J30 Nutritional and non-nutritional strategies in bodybuilding: Impact on kidney function


  • Victoria Tidmas University of Hertfordshire
  • Jon Brazier University of Hertfordshire
  • Janine Hawkins University of Hertfordshire
  • Scott C. Forbes Brandon University
  • Lindsay Bottoms University of Hertfordshire
  • Ken Farrington University of Hertfordshire and East and North Hertfordshire NHS Trust




Bodybuilders routinely engage in many dietary and other practices purported to be harmful to kidney health. Thus, a structured narrative review of the literature was performed. The search strategy and parameters identifying areas of importance closely followed the PRISMA statement guidelines.
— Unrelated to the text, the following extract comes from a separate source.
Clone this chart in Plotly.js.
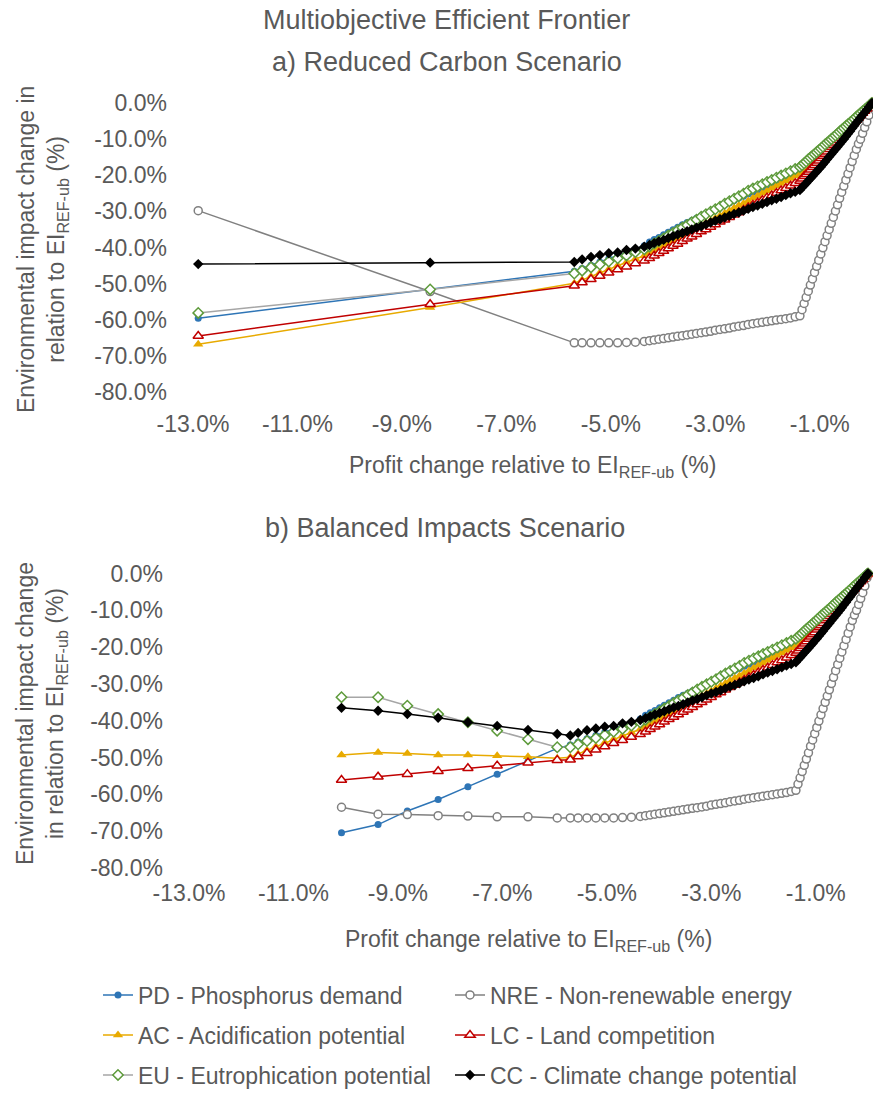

This resulted in 13 relevant full-text articles consisting of 8 case reports and 5 case series, published since 2000. Kidney disease was described in 75 bodybuilders, with diagnoses ranging from acute kidney injury (AKI), acute tubular necrosis , focal segmental glomerular sclerosis (FSGS), nephrocalcinosis, acute interstitial nephritis , nephrosclerosis, chronic interstitial nephritis, an assortment of other glomerulonephritides. The development of AKI, FSGS and nephrocalcinosis may be particular risks. There is little evidence that high-protein diets and moderate creatine supplementation pose risks to individuals with normal kidney function though long-term high protein intake in those with underlying impairment of kidney function is inadvisable. The links between anabolic androgenic steroid use and FSGS are stronger, and there are undoubted dangers of nephrocalcinosis in those taking high doses of vitamins A, D and E. Dehydrating practices, including diuretic misuse, and NSAID use also carry potential risks. It is difficult to predict the effects of multiple practices carried out in concert. Investigations into subclinical kidney damage associated with these practices have rarely been undertaken. Future research is warranted to identify the clinical and subclinical harm associated with individual practices and combinations to enable appropriate and timely advice.